Reproduce every entry that follows word for word, but omit the images.

[start]

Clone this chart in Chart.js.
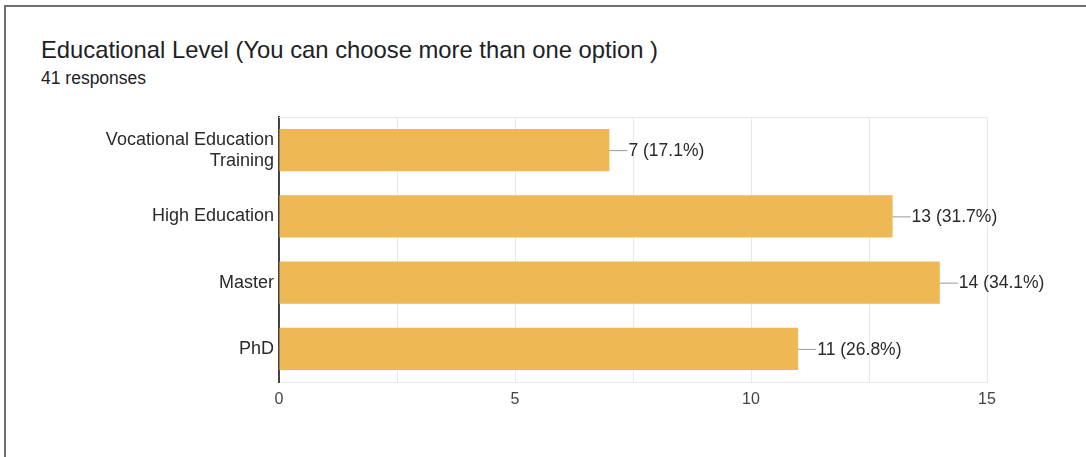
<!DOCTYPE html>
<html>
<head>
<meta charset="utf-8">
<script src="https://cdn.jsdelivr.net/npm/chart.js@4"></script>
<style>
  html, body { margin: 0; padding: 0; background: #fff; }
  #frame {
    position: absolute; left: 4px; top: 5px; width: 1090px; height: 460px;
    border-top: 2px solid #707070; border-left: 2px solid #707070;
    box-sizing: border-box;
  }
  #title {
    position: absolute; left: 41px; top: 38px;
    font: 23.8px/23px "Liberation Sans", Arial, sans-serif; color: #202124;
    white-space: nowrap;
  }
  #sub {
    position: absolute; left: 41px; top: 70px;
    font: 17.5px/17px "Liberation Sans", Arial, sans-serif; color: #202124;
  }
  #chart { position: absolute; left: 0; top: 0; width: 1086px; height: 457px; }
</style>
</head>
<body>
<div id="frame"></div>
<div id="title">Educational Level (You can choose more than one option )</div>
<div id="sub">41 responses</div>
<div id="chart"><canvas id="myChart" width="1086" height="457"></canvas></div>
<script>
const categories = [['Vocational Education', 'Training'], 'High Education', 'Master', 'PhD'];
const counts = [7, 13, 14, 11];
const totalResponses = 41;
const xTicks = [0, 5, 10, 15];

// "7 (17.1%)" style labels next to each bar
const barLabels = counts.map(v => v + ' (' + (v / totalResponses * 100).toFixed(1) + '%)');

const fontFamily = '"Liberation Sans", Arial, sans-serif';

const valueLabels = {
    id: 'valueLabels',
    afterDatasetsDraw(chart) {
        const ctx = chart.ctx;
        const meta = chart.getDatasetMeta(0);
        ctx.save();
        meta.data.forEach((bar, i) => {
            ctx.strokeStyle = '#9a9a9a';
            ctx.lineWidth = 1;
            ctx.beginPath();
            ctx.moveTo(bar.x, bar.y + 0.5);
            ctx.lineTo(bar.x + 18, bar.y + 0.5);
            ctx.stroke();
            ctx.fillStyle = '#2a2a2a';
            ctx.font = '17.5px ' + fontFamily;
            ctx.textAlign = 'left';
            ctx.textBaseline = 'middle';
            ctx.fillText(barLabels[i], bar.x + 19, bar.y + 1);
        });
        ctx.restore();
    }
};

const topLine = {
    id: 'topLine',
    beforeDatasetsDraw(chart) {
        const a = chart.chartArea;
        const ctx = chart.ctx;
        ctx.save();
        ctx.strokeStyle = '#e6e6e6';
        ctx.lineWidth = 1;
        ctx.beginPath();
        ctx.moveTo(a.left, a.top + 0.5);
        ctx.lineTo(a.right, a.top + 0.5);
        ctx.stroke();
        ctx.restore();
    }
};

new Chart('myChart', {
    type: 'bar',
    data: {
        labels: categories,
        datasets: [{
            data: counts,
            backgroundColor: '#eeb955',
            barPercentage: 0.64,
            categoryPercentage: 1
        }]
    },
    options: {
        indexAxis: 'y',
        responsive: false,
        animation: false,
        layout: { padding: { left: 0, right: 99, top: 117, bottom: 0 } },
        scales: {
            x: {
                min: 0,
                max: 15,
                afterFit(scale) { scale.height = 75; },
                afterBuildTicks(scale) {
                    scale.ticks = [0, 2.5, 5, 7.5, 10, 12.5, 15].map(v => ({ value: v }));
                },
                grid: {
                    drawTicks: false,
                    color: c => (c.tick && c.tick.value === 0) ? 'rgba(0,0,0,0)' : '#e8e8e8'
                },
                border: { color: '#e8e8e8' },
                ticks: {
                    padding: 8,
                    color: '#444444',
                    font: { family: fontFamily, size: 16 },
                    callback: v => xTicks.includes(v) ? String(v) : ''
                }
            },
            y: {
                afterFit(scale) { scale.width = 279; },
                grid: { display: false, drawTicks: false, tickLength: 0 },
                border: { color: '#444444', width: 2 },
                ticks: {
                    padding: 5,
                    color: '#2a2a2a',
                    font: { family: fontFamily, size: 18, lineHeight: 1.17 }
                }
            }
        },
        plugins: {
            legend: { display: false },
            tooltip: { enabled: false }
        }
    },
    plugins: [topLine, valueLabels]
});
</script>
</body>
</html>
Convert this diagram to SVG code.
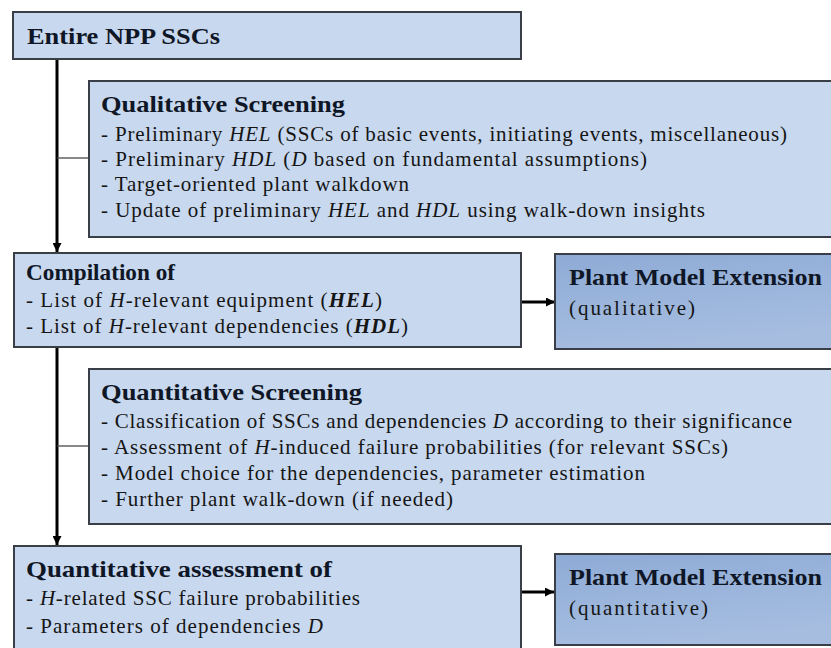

[end]

— Output —
Clone this chart in Chart.js.
<!DOCTYPE html>
<html>
<head>
<meta charset="utf-8">
<script src="https://cdn.jsdelivr.net/npm/chart.js@4"></script>
<style>
  html, body { margin: 0; padding: 0; background: #fff; }
  #frame {
    position: absolute; left: 4px; top: 5px; width: 1090px; height: 460px;
    border-top: 2px solid #707070; border-left: 2px solid #707070;
    box-sizing: border-box;
  }
  #title {
    position: absolute; left: 41px; top: 38px;
    font: 23.8px/23px "Liberation Sans", Arial, sans-serif; color: #202124;
    white-space: nowrap;
  }
  #sub {
    position: absolute; left: 41px; top: 70px;
    font: 17.5px/17px "Liberation Sans", Arial, sans-serif; color: #202124;
  }
  #chart { position: absolute; left: 0; top: 0; width: 1086px; height: 457px; }
</style>
</head>
<body>
<div id="frame"></div>
<div id="title">Educational Level (You can choose more than one option )</div>
<div id="sub">41 responses</div>
<div id="chart"><canvas id="myChart" width="1086" height="457"></canvas></div>
<script>
const categories = [['Vocational Education', 'Training'], 'High Education', 'Master', 'PhD'];
const counts = [7, 13, 14, 11];
const totalResponses = 41;
const xTicks = [0, 5, 10, 15];

// "7 (17.1%)" style labels next to each bar
const barLabels = counts.map(v => v + ' (' + (v / totalResponses * 100).toFixed(1) + '%)');

const fontFamily = '"Liberation Sans", Arial, sans-serif';

const valueLabels = {
    id: 'valueLabels',
    afterDatasetsDraw(chart) {
        const ctx = chart.ctx;
        const meta = chart.getDatasetMeta(0);
        ctx.save();
        meta.data.forEach((bar, i) => {
            ctx.strokeStyle = '#9a9a9a';
            ctx.lineWidth = 1;
            ctx.beginPath();
            ctx.moveTo(bar.x, bar.y + 0.5);
            ctx.lineTo(bar.x + 18, bar.y + 0.5);
            ctx.stroke();
            ctx.fillStyle = '#2a2a2a';
            ctx.font = '17.5px ' + fontFamily;
            ctx.textAlign = 'left';
            ctx.textBaseline = 'middle';
            ctx.fillText(barLabels[i], bar.x + 19, bar.y + 1);
        });
        ctx.restore();
    }
};

const topLine = {
    id: 'topLine',
    beforeDatasetsDraw(chart) {
        const a = chart.chartArea;
        const ctx = chart.ctx;
        ctx.save();
        ctx.strokeStyle = '#e6e6e6';
        ctx.lineWidth = 1;
        ctx.beginPath();
        ctx.moveTo(a.left, a.top + 0.5);
        ctx.lineTo(a.right, a.top + 0.5);
        ctx.stroke();
        ctx.restore();
    }
};

new Chart('myChart', {
    type: 'bar',
    data: {
        labels: categories,
        datasets: [{
            data: counts,
            backgroundColor: '#eeb955',
            barPercentage: 0.64,
            categoryPercentage: 1
        }]
    },
    options: {
        indexAxis: 'y',
        responsive: false,
        animation: false,
        layout: { padding: { left: 0, right: 99, top: 117, bottom: 0 } },
        scales: {
            x: {
                min: 0,
                max: 15,
                afterFit(scale) { scale.height = 75; },
                afterBuildTicks(scale) {
                    scale.ticks = [0, 2.5, 5, 7.5, 10, 12.5, 15].map(v => ({ value: v }));
                },
                grid: {
                    drawTicks: false,
                    color: c => (c.tick && c.tick.value === 0) ? 'rgba(0,0,0,0)' : '#e8e8e8'
                },
                border: { color: '#e8e8e8' },
                ticks: {
                    padding: 8,
                    color: '#444444',
                    font: { family: fontFamily, size: 16 },
                    callback: v => xTicks.includes(v) ? String(v) : ''
                }
            },
            y: {
                afterFit(scale) { scale.width = 279; },
                grid: { display: false, drawTicks: false, tickLength: 0 },
                border: { color: '#444444', width: 2 },
                ticks: {
                    padding: 5,
                    color: '#2a2a2a',
                    font: { family: fontFamily, size: 18, lineHeight: 1.17 }
                }
            }
        },
        plugins: {
            legend: { display: false },
            tooltip: { enabled: false }
        }
    },
    plugins: [topLine, valueLabels]
});
</script>
</body>
</html>
Convert this diagram to SVG code.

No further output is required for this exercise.